Task instructions – Only the lines from the top of the listing below to the line that has "from matplotlib.patches import" should be echoed, with both ends kept and pictures left out.

● ● ● ● ●

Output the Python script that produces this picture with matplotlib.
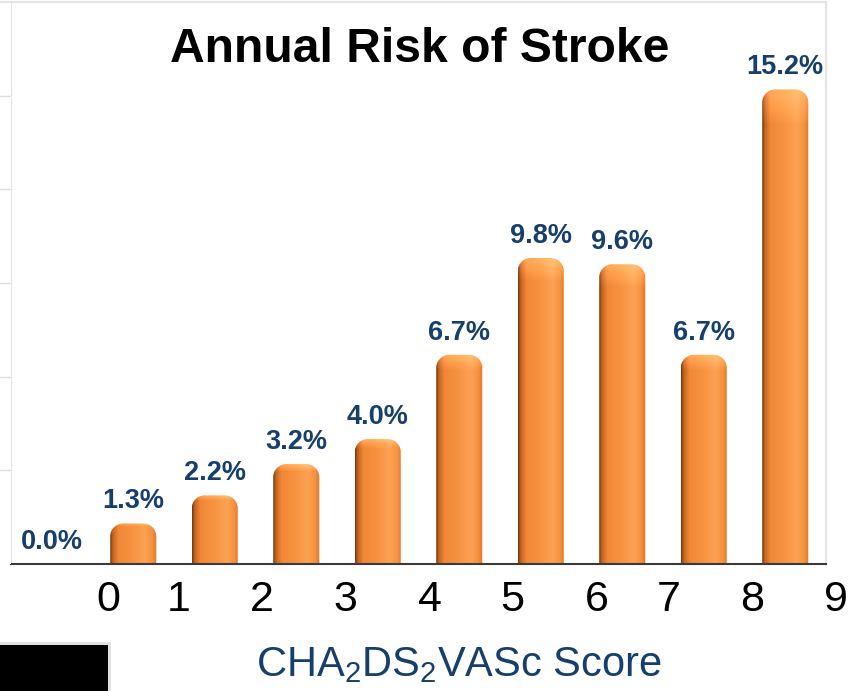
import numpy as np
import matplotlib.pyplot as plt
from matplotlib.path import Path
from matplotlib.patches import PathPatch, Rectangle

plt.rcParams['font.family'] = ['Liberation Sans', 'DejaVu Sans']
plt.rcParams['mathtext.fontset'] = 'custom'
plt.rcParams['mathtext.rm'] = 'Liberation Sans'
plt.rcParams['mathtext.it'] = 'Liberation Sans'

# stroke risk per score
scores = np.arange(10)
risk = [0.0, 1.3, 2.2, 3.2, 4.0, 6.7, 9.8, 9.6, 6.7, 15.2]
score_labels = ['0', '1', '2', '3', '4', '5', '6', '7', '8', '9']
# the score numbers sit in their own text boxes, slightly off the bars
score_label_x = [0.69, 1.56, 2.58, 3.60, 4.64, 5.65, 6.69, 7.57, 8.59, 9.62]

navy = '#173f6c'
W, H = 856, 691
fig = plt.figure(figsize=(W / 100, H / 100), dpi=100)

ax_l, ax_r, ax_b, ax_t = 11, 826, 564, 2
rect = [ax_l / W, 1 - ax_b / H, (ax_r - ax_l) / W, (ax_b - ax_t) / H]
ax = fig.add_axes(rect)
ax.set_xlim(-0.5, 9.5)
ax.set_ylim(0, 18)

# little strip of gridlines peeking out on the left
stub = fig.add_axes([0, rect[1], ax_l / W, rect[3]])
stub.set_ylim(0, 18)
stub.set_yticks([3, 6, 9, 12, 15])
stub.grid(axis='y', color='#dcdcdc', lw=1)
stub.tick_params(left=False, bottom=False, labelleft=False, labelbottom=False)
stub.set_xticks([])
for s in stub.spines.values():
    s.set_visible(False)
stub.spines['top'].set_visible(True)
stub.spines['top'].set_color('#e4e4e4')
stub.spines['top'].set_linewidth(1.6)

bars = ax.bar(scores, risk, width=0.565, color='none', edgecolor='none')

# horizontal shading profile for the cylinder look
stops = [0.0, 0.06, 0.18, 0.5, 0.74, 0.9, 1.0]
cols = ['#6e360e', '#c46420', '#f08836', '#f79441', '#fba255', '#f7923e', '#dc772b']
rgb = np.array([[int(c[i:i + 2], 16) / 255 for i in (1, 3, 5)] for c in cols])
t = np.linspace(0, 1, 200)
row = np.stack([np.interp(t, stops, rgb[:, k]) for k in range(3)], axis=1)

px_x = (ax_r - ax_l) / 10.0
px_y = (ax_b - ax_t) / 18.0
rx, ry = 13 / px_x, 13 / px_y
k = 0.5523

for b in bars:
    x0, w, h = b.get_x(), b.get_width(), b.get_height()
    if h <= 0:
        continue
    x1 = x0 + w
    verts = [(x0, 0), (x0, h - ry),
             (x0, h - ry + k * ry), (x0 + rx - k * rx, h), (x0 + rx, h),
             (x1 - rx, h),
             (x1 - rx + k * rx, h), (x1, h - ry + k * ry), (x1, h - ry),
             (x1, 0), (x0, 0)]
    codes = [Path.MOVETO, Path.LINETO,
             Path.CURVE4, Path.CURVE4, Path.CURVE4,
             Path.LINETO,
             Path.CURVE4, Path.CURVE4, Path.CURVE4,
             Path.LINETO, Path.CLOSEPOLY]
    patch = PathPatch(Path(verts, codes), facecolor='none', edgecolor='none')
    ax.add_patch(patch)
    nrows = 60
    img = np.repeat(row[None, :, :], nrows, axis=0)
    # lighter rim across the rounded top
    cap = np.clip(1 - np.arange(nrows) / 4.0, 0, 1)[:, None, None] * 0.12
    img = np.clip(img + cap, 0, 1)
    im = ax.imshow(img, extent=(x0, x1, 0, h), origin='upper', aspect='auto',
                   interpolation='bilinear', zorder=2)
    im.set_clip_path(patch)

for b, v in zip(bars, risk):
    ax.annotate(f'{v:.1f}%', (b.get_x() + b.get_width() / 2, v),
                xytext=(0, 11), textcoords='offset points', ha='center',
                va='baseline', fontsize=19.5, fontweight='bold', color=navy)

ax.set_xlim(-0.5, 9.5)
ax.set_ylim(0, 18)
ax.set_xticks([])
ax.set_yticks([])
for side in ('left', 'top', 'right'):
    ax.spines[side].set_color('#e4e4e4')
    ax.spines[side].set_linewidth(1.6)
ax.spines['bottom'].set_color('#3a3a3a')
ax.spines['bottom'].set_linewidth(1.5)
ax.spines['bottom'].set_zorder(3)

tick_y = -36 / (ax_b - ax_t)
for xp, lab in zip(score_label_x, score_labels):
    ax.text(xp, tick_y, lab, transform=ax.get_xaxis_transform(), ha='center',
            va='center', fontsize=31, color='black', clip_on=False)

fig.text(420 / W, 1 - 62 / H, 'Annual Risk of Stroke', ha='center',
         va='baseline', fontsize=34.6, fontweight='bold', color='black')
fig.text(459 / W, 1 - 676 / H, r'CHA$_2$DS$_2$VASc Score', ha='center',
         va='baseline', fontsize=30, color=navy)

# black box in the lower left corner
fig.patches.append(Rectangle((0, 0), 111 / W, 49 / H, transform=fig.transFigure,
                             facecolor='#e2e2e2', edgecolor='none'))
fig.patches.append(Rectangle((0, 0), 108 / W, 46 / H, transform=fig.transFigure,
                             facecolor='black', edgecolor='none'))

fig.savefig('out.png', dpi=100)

● ● ● ● ●

Output for this exercise –
Output the Python script that produces this picture with matplotlib.
import numpy as np
import matplotlib.pyplot as plt
from matplotlib.path import Path
from matplotlib.patches import PathPatch, Rectangle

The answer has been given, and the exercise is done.